Improving Targeted Molecule Generation through Language Model Fine-Tuning Via Reinforcement Learning
Salma J. Ahmed, Emad A. Mohammed
TL;DR
The paper tackles the high cost and duration of drug development by proposing a de-novo design framework that uses a Transformer-based MolT5 model fine-tuned with Proximal Policy Optimization (PPO) reinforcement learning to generate protein-targeted molecules. It combines a Drug-Target Interaction (DTI) reward and a chemical validity reward to steer generation toward target specificity and syntactic feasibility, with a two-stage training regime: Stage I pretraining on BindingDB and Stage II RL fine-tuning.

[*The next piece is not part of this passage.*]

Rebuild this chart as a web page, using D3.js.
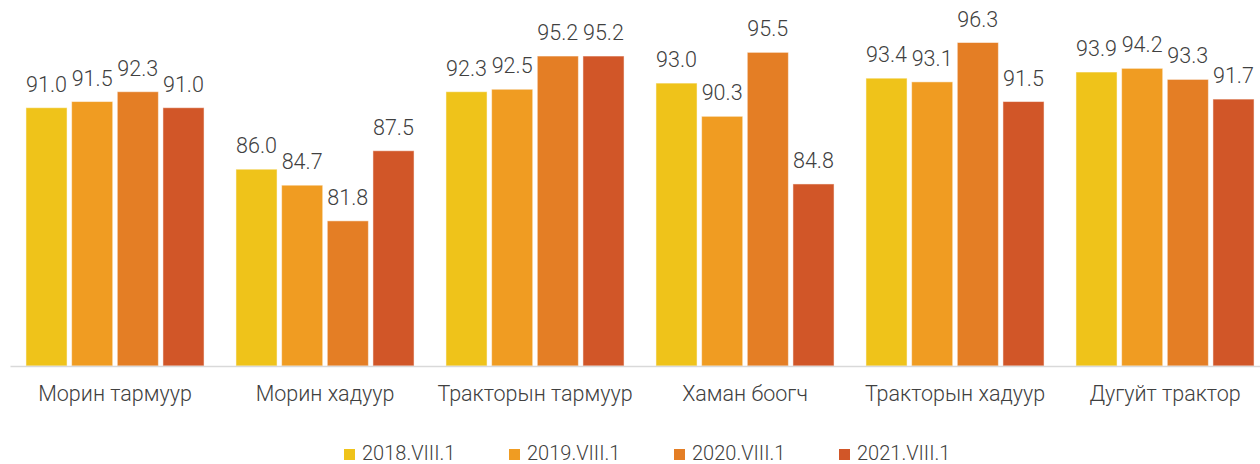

Quantitative results show improved drug-likeness (QED), reduced molecular weight (MW), and optimized logP values, along with a very high novelty rate (0.041% memorized), validated through MOSES benchmarking and similarity analyses to ChEMBL inhibitors. The approach demonstrates a scalable, transformer-based pathway toward targeted drug discovery, with implications for accelerating early-stage lead generation and filtering candidates via learned policy optimization.
Abstract
Developing new drugs is laborious and costly, demanding extensive time investment. In this paper, we introduce a de-novo drug design strategy, which harnesses the capabilities of language models to devise targeted drugs for specific proteins. Employing a Reinforcement Learning (RL) framework utilizing Proximal Policy Optimization (PPO), we refine the model to acquire a policy for generating drugs tailored to protein targets. The proposed method integrates a composite reward function, combining considerations of drug-target interaction and molecular validity. Following RL fine-tuning, the proposed method demonstrates promising outcomes, yielding notable improvements in molecular validity, interaction efficacy, and critical chemical properties, achieving 65.37 for Quantitative Estimation of Drug-likeness (QED), 321.55 for Molecular Weight (MW), and 4.47 for Octanol-Water Partition Coefficient (logP), respectively. Furthermore, out of the generated drugs, only 0.041% do not exhibit novelty.